======== Source material

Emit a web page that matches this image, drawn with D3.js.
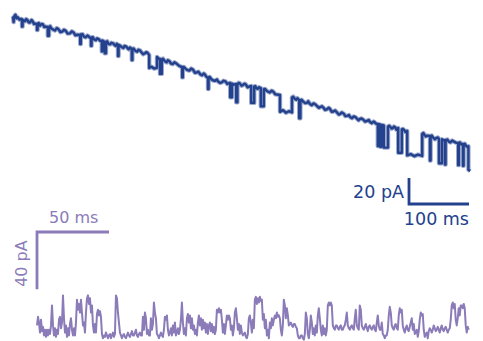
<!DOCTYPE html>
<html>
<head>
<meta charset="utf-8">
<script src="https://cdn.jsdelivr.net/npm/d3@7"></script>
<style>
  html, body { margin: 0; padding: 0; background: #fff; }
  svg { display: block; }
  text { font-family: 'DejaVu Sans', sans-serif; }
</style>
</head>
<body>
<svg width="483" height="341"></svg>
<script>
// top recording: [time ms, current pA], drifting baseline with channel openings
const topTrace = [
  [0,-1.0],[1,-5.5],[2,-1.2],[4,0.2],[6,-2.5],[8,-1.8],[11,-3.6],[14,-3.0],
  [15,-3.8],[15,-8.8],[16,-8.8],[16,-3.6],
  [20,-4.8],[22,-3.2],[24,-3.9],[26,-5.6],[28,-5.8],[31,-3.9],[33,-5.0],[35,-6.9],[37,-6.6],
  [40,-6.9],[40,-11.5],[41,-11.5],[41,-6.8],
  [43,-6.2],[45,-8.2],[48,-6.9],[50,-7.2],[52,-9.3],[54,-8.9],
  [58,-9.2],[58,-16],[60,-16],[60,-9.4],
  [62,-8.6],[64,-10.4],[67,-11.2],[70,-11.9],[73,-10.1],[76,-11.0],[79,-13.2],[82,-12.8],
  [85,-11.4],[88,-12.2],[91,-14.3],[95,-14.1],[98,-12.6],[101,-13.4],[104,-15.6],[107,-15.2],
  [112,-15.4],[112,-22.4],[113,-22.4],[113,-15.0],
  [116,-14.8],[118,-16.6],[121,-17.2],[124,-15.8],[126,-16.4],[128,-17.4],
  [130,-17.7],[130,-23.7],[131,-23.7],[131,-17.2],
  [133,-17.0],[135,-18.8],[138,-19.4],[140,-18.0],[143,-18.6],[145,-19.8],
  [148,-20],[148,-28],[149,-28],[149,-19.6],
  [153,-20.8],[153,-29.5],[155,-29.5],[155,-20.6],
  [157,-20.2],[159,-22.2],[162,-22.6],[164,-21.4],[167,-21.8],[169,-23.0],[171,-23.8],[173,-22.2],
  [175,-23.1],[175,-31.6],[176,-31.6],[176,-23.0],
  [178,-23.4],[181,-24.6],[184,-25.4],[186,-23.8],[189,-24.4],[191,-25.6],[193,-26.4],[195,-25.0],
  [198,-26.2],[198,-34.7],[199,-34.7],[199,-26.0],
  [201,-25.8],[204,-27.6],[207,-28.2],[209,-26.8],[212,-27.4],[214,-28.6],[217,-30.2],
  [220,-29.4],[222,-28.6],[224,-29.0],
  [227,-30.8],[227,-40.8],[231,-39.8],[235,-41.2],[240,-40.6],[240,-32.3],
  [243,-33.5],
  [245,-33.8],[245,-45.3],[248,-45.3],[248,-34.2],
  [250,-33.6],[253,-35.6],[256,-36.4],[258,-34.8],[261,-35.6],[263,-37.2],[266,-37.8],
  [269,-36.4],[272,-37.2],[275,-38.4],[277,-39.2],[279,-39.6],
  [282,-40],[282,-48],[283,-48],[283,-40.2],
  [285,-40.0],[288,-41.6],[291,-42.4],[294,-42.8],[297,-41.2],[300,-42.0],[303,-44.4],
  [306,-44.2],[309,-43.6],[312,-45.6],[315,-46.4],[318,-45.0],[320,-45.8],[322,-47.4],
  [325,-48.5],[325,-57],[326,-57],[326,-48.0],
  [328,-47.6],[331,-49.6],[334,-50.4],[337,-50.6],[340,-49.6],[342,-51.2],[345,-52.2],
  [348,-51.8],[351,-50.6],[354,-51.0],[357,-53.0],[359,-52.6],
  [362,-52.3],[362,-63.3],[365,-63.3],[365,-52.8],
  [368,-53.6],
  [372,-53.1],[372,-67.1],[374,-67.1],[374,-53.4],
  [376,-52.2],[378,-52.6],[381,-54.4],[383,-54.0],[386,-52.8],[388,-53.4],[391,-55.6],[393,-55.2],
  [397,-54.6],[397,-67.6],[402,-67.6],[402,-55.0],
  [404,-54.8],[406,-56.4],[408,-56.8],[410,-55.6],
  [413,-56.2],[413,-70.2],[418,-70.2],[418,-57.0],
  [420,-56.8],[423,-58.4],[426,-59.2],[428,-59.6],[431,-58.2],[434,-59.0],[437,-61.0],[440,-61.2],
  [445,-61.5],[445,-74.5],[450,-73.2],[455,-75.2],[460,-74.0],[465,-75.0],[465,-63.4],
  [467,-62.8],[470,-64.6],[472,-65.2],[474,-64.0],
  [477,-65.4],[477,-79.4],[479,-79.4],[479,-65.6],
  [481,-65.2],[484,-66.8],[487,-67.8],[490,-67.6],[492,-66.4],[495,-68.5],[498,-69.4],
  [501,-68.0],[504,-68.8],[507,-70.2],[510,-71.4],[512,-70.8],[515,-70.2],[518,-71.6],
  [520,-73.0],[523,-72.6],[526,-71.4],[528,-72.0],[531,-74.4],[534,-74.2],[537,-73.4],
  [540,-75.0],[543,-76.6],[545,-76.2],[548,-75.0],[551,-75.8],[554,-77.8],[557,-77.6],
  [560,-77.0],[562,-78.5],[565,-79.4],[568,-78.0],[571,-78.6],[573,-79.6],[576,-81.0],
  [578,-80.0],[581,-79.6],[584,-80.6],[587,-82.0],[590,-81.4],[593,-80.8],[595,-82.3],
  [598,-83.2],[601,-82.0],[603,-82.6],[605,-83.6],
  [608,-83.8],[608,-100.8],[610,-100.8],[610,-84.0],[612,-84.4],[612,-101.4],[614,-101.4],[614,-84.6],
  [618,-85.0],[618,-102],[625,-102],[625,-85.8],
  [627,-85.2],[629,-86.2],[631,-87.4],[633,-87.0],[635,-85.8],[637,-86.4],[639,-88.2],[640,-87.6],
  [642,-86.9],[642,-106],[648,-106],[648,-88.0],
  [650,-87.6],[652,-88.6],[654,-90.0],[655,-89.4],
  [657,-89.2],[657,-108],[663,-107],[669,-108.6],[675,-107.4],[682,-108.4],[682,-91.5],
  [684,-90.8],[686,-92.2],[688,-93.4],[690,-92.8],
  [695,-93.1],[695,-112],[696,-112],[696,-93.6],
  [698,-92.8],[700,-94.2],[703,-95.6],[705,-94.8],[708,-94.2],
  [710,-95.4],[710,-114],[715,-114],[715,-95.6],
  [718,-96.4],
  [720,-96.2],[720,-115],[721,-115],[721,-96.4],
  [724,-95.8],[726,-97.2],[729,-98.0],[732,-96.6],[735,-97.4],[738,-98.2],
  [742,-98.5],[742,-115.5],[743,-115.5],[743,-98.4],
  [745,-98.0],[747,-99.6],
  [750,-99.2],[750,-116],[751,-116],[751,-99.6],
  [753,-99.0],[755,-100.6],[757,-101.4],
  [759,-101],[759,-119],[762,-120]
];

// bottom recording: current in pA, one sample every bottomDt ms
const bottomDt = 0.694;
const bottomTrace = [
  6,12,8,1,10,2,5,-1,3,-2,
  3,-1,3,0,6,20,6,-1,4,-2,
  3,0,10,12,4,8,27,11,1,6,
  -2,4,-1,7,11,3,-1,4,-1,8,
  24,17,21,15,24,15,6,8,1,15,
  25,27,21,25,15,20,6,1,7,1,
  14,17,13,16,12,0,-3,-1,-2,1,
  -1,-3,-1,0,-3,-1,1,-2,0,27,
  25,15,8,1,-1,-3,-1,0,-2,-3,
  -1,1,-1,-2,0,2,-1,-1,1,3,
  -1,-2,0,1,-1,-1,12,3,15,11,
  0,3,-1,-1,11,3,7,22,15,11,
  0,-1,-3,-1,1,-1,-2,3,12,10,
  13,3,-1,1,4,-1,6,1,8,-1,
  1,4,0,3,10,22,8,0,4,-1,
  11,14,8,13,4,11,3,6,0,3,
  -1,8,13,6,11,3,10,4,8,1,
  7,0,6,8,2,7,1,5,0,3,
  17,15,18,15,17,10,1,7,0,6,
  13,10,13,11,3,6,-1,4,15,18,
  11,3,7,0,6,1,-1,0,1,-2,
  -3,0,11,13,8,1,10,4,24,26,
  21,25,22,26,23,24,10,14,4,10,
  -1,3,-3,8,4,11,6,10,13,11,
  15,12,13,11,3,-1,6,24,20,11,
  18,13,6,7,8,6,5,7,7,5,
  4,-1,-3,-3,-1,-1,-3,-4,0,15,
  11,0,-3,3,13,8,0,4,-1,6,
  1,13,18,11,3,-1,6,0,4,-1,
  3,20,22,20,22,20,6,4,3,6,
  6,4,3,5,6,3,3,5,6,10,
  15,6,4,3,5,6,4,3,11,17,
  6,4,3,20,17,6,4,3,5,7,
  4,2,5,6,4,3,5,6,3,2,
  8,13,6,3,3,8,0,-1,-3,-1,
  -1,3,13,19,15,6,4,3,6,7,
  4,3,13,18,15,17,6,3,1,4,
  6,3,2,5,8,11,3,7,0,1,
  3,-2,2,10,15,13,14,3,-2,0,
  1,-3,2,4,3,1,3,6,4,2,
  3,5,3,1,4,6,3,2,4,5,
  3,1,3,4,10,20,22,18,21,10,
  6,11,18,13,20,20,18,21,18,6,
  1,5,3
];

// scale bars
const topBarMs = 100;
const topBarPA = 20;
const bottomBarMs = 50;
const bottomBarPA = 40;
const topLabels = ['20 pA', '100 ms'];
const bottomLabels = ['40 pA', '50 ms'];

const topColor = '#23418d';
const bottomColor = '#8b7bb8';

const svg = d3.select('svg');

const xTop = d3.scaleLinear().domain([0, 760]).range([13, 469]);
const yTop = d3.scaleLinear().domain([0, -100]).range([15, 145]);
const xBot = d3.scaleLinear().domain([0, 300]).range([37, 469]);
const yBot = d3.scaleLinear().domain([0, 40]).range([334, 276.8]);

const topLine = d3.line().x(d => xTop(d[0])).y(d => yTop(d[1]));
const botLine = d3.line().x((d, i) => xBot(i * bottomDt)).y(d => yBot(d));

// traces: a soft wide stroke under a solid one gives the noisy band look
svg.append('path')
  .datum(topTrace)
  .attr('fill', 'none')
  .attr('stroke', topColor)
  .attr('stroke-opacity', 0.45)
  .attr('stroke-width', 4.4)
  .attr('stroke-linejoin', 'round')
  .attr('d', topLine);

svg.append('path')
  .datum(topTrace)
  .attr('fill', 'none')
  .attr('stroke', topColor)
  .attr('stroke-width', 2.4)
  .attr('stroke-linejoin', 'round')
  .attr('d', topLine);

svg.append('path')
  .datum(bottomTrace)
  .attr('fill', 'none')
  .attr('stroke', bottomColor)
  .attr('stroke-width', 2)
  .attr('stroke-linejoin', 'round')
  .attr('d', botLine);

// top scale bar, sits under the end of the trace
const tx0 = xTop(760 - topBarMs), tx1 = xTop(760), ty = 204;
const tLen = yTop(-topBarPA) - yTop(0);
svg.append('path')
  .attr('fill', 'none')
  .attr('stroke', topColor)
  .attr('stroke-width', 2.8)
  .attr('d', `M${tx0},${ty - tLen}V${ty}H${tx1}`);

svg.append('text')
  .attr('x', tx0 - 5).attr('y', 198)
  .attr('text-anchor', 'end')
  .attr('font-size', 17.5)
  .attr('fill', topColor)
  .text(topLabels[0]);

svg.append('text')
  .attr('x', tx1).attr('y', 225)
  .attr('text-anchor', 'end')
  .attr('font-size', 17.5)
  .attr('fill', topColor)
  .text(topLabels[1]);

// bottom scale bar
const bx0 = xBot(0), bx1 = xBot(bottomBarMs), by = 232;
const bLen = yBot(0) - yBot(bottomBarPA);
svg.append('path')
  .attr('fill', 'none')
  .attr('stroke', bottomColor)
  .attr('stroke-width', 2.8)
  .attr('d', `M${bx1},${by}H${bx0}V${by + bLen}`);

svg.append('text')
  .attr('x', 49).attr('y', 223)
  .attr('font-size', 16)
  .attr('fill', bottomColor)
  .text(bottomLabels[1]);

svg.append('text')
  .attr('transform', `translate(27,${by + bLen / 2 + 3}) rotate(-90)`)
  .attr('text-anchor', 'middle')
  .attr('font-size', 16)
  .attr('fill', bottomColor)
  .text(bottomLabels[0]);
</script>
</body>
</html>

================

Find the word "with" in the material, then list each line that holds it.

Emit a web page that matches this image, drawn with D3.js.
// top recording: [time ms, current pA], drifting baseline with channel openings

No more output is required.